Several women call for ‘death to America’, express satisfaction with ‘behaviour of Mujahideen’*

Twitter users are perturbed at women who dressed head to toe in black as they participated in pro-Taliban events in Kabul on Sunday.

Journalist Lotfullah Najafizada posted an image on Twitter that showed the women at a university event. All women were seen wearing black and some even covered their hands and faces. Similar images flooded social media after the women left the university and took to the streets to in support of Afghanistan’s new regime. They reportedly chanted slogans against the US and expressed satisfaction with the ‘behavior of the Mujahideen’.

Another journalist Sana Safi said that she had never seen women covered to that extent in Afghanistan before, even though she lived for over a decade in conservative centres of the country. She recalled that her first encounter with a ‘niqabi’ woman was in fact in London.

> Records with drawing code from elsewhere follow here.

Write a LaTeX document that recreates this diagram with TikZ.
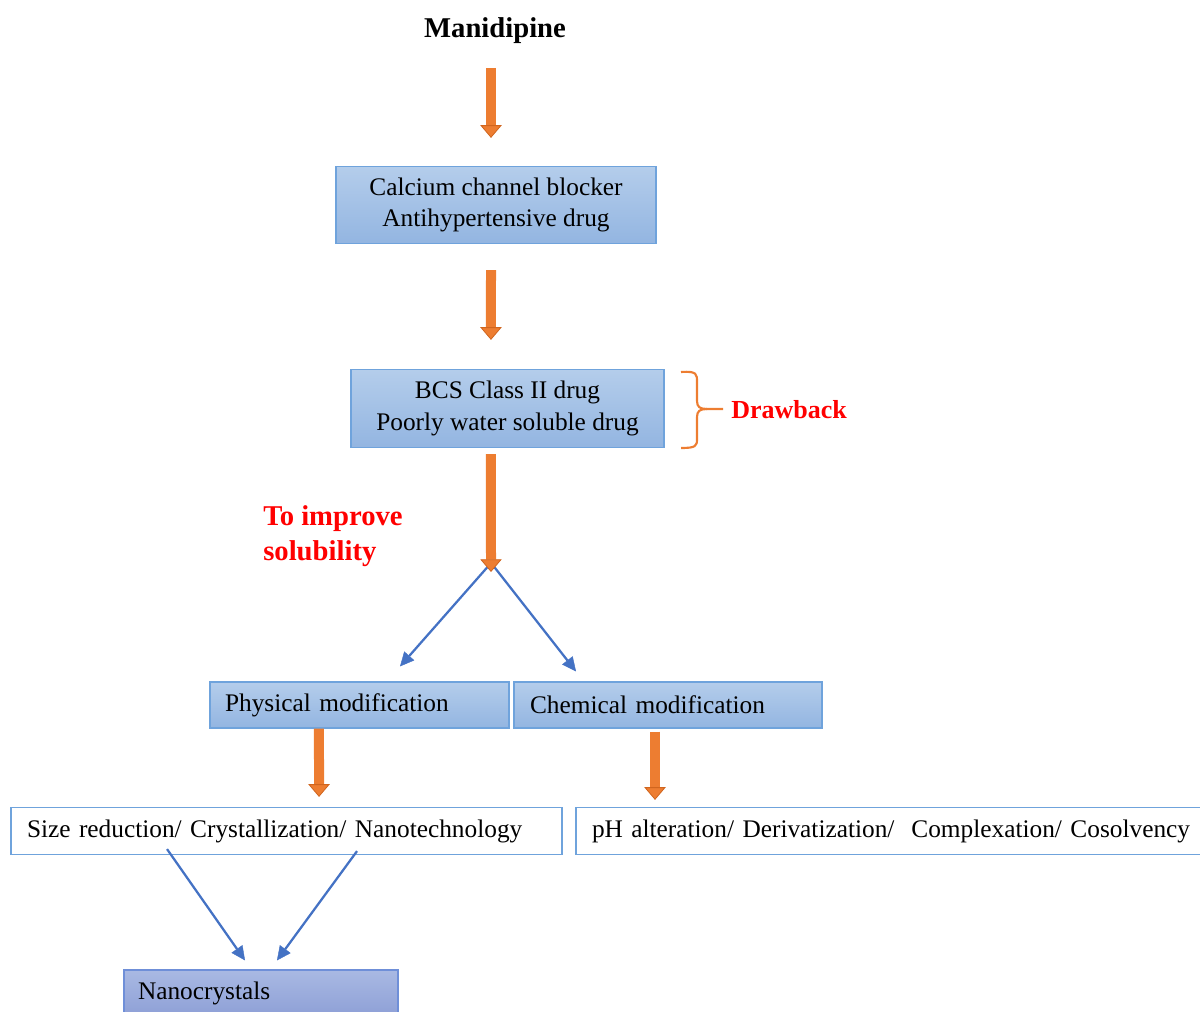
\documentclass[tikz,border=0pt]{standalone}
\usepackage{fontspec}
\setmainfont{Liberation Serif}
\usetikzlibrary{arrows.meta}
\definecolor{boxtop}{HTML}{B4CDEB}
\definecolor{boxbot}{HTML}{93B5E1}
\definecolor{boxline}{HTML}{6FA3DC}
\definecolor{nanotop}{HTML}{A9B9E3}
\definecolor{nanobot}{HTML}{8D9FD6}
\definecolor{nanoline}{HTML}{6F8FD8}
\definecolor{orangeA}{HTML}{ED7D31}
\definecolor{orangeB}{HTML}{D0651E}
\definecolor{blueA}{HTML}{4472C4}
\definecolor{redA}{HTML}{FF0000}
\begin{document}
\begin{tikzpicture}[x=0.75pt,y=-0.75pt,
  base/.style={font=\fontsize{19}{23.5}\selectfont, inner sep=0pt},
  gbox/.style={base, draw=boxline, line width=0.9pt, top color=boxtop, bottom color=boxbot, align=center},
  lbox/.style={base, draw=boxline, line width=0.9pt, align=left},
  nbox/.style={base, draw=nanoline, line width=0.9pt, top color=nanotop, bottom color=nanobot, align=left},
  redlabel/.style={font=\fontsize{21.5}{26}\selectfont\bfseries, text=redA, inner sep=0pt, align=left},
  orarrow/.style={draw=orangeA, line width=7.5pt, -{Triangle[width=16pt,length=9.5pt,line width=0.6pt,color=orangeB,fill=orangeA]}},
  bluearrow/.style={draw=blueA, line width=1.7pt, -{Triangle[width=10pt,length=10.5pt,line width=0.3pt]}},
  bracket/.style={draw=orangeA, line width=1.6pt}
]
\clip (0,0) rectangle (1200,1012);
\useasboundingbox (0,0) rectangle (1200,1012);

\node[font=\fontsize{21.5}{26}\selectfont\bfseries, inner sep=0pt] (mani) at (495,31) {Manidipine};

\node[gbox, minimum width={320*0.75pt}, minimum height={77*0.75pt}] (cc) at (496,205)
  {Calcium channel blocker\\Antihypertensive drug};
\node[gbox, minimum width={313*0.75pt}, minimum height={78*0.75pt}] (bcs) at (507.5,408.5)
  {BCS Class II drug\\Poorly water soluble drug};

\node[gbox, align=left, minimum width={299*0.75pt}, minimum height={46*0.75pt}, text width={269*0.75pt}] (phys) at (359.5,705)
  {Physical modification};
\node[gbox, align=left, minimum width={308*0.75pt}, minimum height={46*0.75pt}, text width={276*0.75pt}] (chem) at (668,705)
  {Chemical modification};

\node[lbox, fill=white, minimum width={551*0.75pt}, minimum height={47*0.75pt}, text width={519*0.75pt}] (size) at (286.5,831)
  {Size reduction/ Crystallization/ Nanotechnology};
\node[lbox, fill=white, minimum width={660*0.75pt}, minimum height={47*0.75pt}, text width={628*0.75pt}] (ph) at (906,831)
  {pH alteration/ Derivatization/\ \ Complexation/ Cosolvency};

\node[nbox, minimum width={274*0.75pt}, minimum height={47*0.75pt}, text width={246*0.75pt}] (nano) at (261,993.5)
  {Nanocrystals};

\node[redlabel, font=\fontsize{19.5}{24}\selectfont\bfseries, anchor=west] (draw) at (731,410) {Drawback};
\node[redlabel, anchor=north west, font=\fontsize{21.5}{26.25}\selectfont\bfseries] (improve) at (263,505) {To improve\\solubility};

% bracket
\coordinate (brtip) at (723,409);
\draw[bracket] (681,372) .. controls (697,371) and (697,374) .. (697,382) -- (697,401)
  .. controls (697,407) and (700,409) .. (707,409) -- (brtip);
\draw[bracket] (707,409) .. controls (700,409) and (697,411) .. (697,417) -- (697,439)
  .. controls (697,446) and (696,448) .. (681,448);

% orange arrows
\draw[orarrow, shorten <=27.75pt] ([xshift=-3pt]mani.center) -- ([xshift=-3.75pt, yshift=21pt]cc.north);
\draw[orarrow] ([xshift=-3.75pt, yshift=-19.5pt]cc.south) -- ([xshift=-12.4pt, yshift=21.75pt]bcs.north);

\coordinate (split) at (491,572);
\draw[bluearrow] ([xshift=-1.5pt, yshift=5pt]split) -- ([xshift=30.4pt, yshift=11.25pt]phys.north);
\draw[bluearrow] ([xshift=1.5pt, yshift=5pt]split) -- ([xshift=-69pt, yshift=7.5pt]chem.north);
\draw[orarrow, shorten <=4.5pt] ([xshift=-12.4pt]bcs.south) -- (split);

\draw[orarrow] ([xshift=-30.4pt]phys.south) -- ([xshift=24.4pt, yshift=7.5pt]size.north);
\draw[orarrow, shorten <=2.25pt] ([xshift=-9.75pt]chem.south) -- ([xshift=-188.25pt, yshift=5.25pt]ph.north);

% blue arrows to nanocrystals
\draw[bluearrow] ([xshift=-89.6pt, yshift=4.5pt]size.south) -- ([xshift=-12pt, yshift=6.75pt]nano.north);
\draw[bluearrow] ([xshift=52.9pt, yshift=3pt]size.south) -- ([xshift=12pt, yshift=6.75pt]nano.north);
\end{tikzpicture}
\end{document}
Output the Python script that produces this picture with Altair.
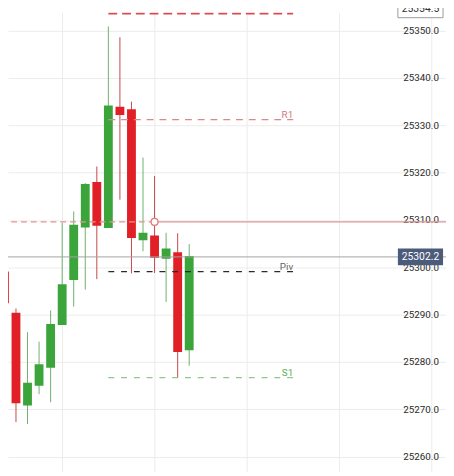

https://twitter.com/BBCSanaSafi/status/1436749954966556675

Women’s rights activist Fereshteh Forough called the women the ‘dark riders’ of the Taliban regime and said that Afghanistan was otherwise a colourful country.

Afghan writer Amin Arman insisted that the women did not represent all of Taliban. Arman added that Afghanistan had many fundamentalist men and women who were also against academia but were unacceptable to the people.

An Afghan woman, Humaira Ghilzai was in disbelief and felt that it wouldn’t be a surprise if men were found under the heavy clothing instead.

Younas Ejazi, an Afghan musician said that he agreed with United Kingdom Prime Minister Boris Johnson who likened women in similar niqabs to a ‘letter box’ in 2018. Ejazi added that the hijab seen on pro-Taliban women was a ‘Salafist import’ and was not a part of traditional Afghan heritage.

An Iranian journalist Alinejad Masih looked at the images in broader context. She urged western women to not make light of women fighting against compulsory hijab. Masih added that the images of women clad in black represented a ‘gender apartheid upholding religious dictatorship’.

Not everyone was shocked at the images. Journalist Modaser Islami noted that women who gathered in favor of conservatism weren’t an anomaly in Afghanistan. Islami said that such events were normal but hadn’t gained traction in the media for the last 20 years.

Journalist Bashir Ahmad Gwakh who covers Afghanistan said that the women at the university or protest would not be harmed by the Taliban for saying their part unlike others who spoke against the conservative leadership.

Pro-Taliban women protested after anti-Taliban women held several rallies for their rights and freedoms in the last few days. One such protest on September 4 turned violent as Taliban fighters surrounded women and unleashed tear gas on them. Journalists who covered the anti-Taliban protests were also reportedly captured and beaten.